Bed flatness problems are characterized by variations in print quality depending on its area on the bed, with some areas showing surface curling or stringing while other areas print correctly. Some minor variation may be unavoidable, and often defects will be buried under a following layer if they are not too extreme.
Surface defects include surface curling and sieving. Surface curling is characterized by a ribbon type defects along the fill print lines, resulting in a rough, higher than layer height print profile.
Surface curling indicates excessive nozzle pressure. It can be remedied by increasing the physical first layer height (adjusting the end stop), or reducing the software first layer height percentage.
Minor curling caused by insufficient nozzle height.
In this case it was not too severe, but artifacts can
sometimes block the motion of the nozzle,
ruining the print.
Sieving is characterized by fill that is not bonded to the adjacent filaments and is sieve like and not fully contiguous. This is regularly accompanied by poor adhesion and poor structural characteristics. sieving can be remedied by decreasing the physical first layer height, or increasing the software first layer percentage.
Sieving, here caused by a low spot on the bed.
Nozzle height should be adjusted to give a
workable compromise between the high
and low areas on the print bed.
The favored mechanism for correcting first layer defects is to set the software first layer percentage to .7 of your layer height, and adjust the physical first layer height (end stops) to achieve the desired print quality. Final tuning can then be done in the software setting.
Sometimes print defect types will vary over the surface of the print. This is an usually an indication of poor bed flatness or adhesion problems.
It is helpful to be aware of nozzle pressure, especially when printing membranes. High nozzle pressure causes surface curling, poor edge definition, point blobbing, corner artifacts, and stringing artifacts. Insufficient nozzle pressure results in poor adhesion, intermittent voids, and sieve like membranes.
Low nozzle pressure results from excessive physical layer height, improper filament / extruder calibration, or filament drive slippage. Sometimes low temperature can mimic low nozzle pressure by causing drive slippage.

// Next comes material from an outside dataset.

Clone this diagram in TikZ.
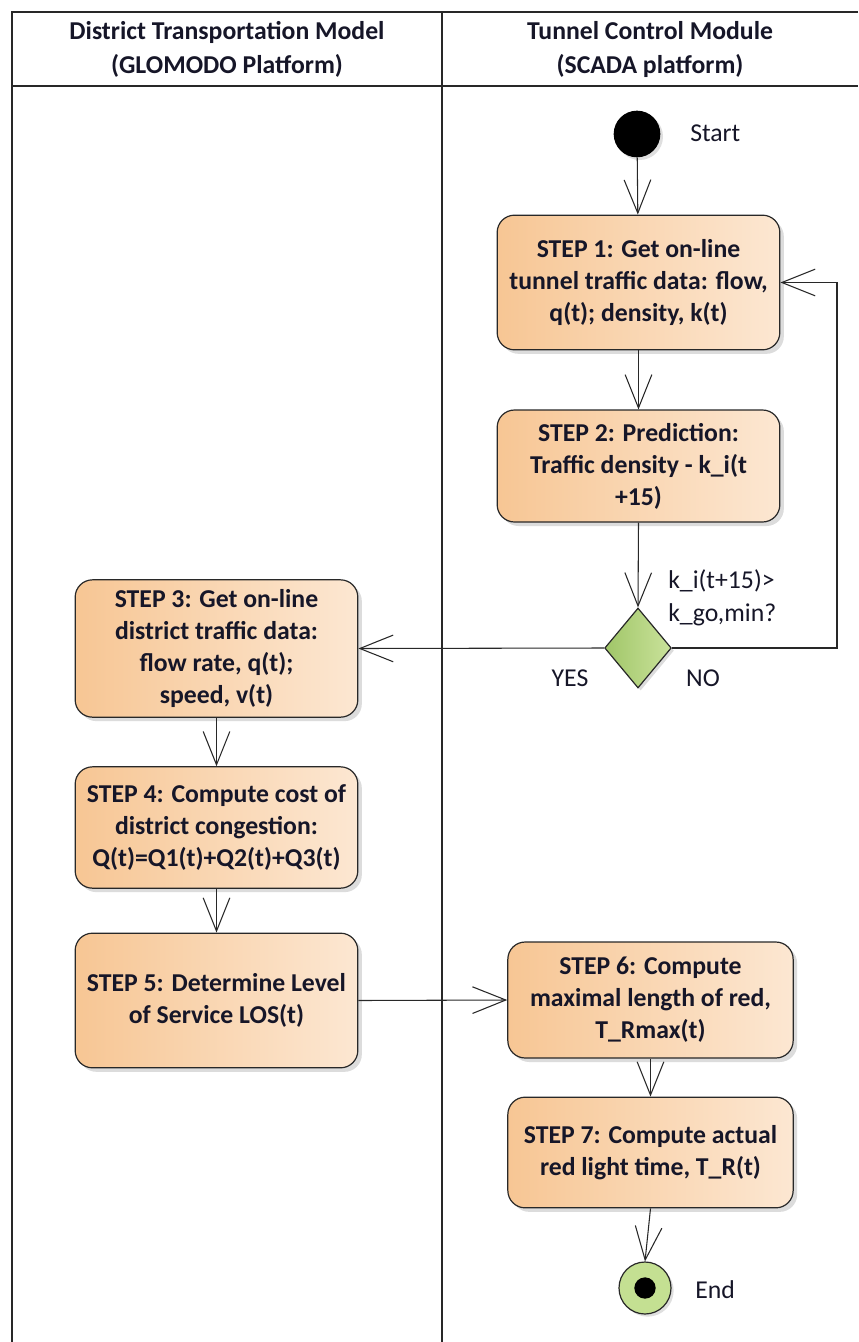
\documentclass[tikz,border=0pt]{standalone}
\usepackage{fontspec}
\setmainfont{Carlito}
\usetikzlibrary{arrows.meta,positioning,shapes.geometric,shadows}

\definecolor{stepL}{RGB}{247,198,148}
\definecolor{stepR}{RGB}{252,231,210}
\definecolor{decL}{RGB}{160,198,104}
\definecolor{decR}{RGB}{202,226,155}
\definecolor{endfill}{RGB}{196,224,146}
\definecolor{linec}{RGB}{40,40,40}
\definecolor{txt}{RGB}{22,22,40}

\begin{document}
\begin{tikzpicture}[
  x=0.75pt, y=-0.75pt,
  font=\fontsize{19.3}{24}\selectfont,
  stepbox/.style={draw=linec, line width=0.9pt, rounded corners=13pt, left color=stepL, right color=stepR, align=center, inner sep=2pt, text=txt, font=\fontsize{19.3}{24}\selectfont\bfseries, drop shadow={shadow xshift=3pt, shadow yshift=-3pt, opacity=0.3, fill=black!45}, minimum width=212pt},
  decision/.style={diamond, draw=linec, line width=0.9pt, left color=decL, right color=decR, minimum width=50pt, minimum height=60pt, inner sep=0pt, drop shadow={shadow xshift=2pt, shadow yshift=-2pt, opacity=0.3, fill=black!45}},
  lane_hdr/.style={align=center, text=txt, font=\fontsize{19.3}{25.5}\selectfont\bfseries},
  lbl/.style={text=txt, inner sep=0pt},
  lane/.style={draw=linec, line width=0.9pt},
  flow/.style={-{Straight Barb[length=25pt, width=20pt]}, line width=0.8pt, draw=linec}
]
  \useasboundingbox (0,0) rectangle (858,1342);

  % Swimlanes
  \draw[lane] (858,12) -- (12,12) -- (12,1342);
  \draw[lane] (12,86) -- (858,86);
  \draw[lane] (442,12) -- (442,1342);
  \node[lane_hdr] (hdrleft) at (227,49) {District Transportation Model\\(GLOMODO Platform)};
  \node[lane_hdr] (hdrright) at (650,49) {Tunnel Control Module\\(SCADA platform)};

  % Tunnel control lane (right)
  \node[circle, fill=black, minimum size=35pt, inner sep=0pt, drop shadow={shadow xshift=2pt, shadow yshift=-2pt, opacity=0.25}] (start) at (637,134) {};
  \node[lbl, anchor=west] (starttxt) at (690,133) {Start};
  \node[stepbox, minimum height=101pt] (s1) at (638.5,282.5) {STEP 1: Get on-line\\tunnel traffic data: flow,\\q(t); density, k(t)};
  \node[stepbox, minimum height=84pt] (s2) at (638.5,466) {STEP 2: Prediction:\\Traffic density - k\_i(t\\+15)};
  \node[decision] (dec) at (638,648) {};
  \node[lbl, anchor=west, align=left, font=\fontsize{19.3}{25}\selectfont] (cond) at (668,598) {k\_i(t+15)>\\k\_go,min?};
  \node[lbl] (yes) at (570,678) {YES};
  \node[lbl] (no) at (703,678) {NO};

  % District model lane (left)
  \node[stepbox, minimum height=103pt] (s3) at (216.5,648.5) {STEP 3: Get on-line\\district traffic data:\\flow rate, q(t);\\speed, v(t)};
  \node[stepbox, minimum height=91pt] (s4) at (216.5,827.5) {STEP 4: Compute cost of\\district congestion:\\Q(t)=Q1(t)+Q2(t)+Q3(t)};
  \node[stepbox, minimum height=101pt] (s5) at (216.5,1000.5) {STEP 5: Determine Level\\of Service LOS(t)};

  % Back to the tunnel lane
  \node[stepbox, minimum width=214pt, minimum height=87pt] (s6) at (650.5,1000) {STEP 6: Compute\\maximal length of red,\\T\_Rmax(t)};
  \node[stepbox, minimum width=214pt, minimum height=83pt] (s7) at (650.5,1152.5) {STEP 7: Compute actual\\red light time, T\_R(t)};
  \node[circle, draw=linec, line width=0.9pt, fill=endfill, minimum size=39pt, inner sep=0pt, drop shadow={shadow xshift=2pt, shadow yshift=-2pt, opacity=0.25}] (finish) at (645,1288) {};
  \node[circle, fill=black, minimum size=16pt, inner sep=0pt] (finishdot) at (finish) {};
  \node[lbl, anchor=west] (endtxt) at (695,1290) {End};

  % Control flow
  \coordinate (loop) at (837,648);
  \draw[flow] (start) -- (s1);
  \draw[flow] (s1) -- (s2);
  \draw[flow] (s2.south) -- (dec.north);
  \draw[flow] (dec.east) -- (loop) |- (s1.east);
  \draw[flow] (dec.west) -- (s3.east);
  \draw[flow] (s3) -- (s4);
  \draw[flow] (s4) -- (s5);
  \draw[flow] (s5.east) -- (s6.west);
  \draw[flow] (s6) -- (s7);
  \draw[flow] (s7.south) -- (finish.north);
\end{tikzpicture}
\end{document}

High nozzle pressure results from insufficient physical layer height for the software settings, low temperature, poor filament / extruder calibration, or nozzle blockage.
Elasticity in the printing system, especially on bowden type (indirect) drive extruders can cause artifacting when the conditions causing the pressure buildup are temporarily relieved, such as when the head is lifted.
When printing first layers on an imperfect bed, nozzle pressure will rise as high areas are encountered, restricting flow from the nozzle. System elasticity will then cause excessive plastic to be extruded when this pressure is relieved, such as when a lower portion of the bed is encountered or the nozzle is lifted, sometimes causing gobbing or poor line definition.
In some ways this automatic flow adjustment can actually be helpful, as it creates a leveling effect, extruding less plastic on the high spots, and filling in the low ones with the surplus. The goal is to achieve the best compromise of leveling and print quality, to provide an ideal foundation for the second (and often final) layer in your membrane print.
Elasticity effects can be reduced by reducing the hot area as much as possible by cooling the extrusion barrel, using low elasticity components in your drive and extruder systems, and by careful control of filament retraction parameters.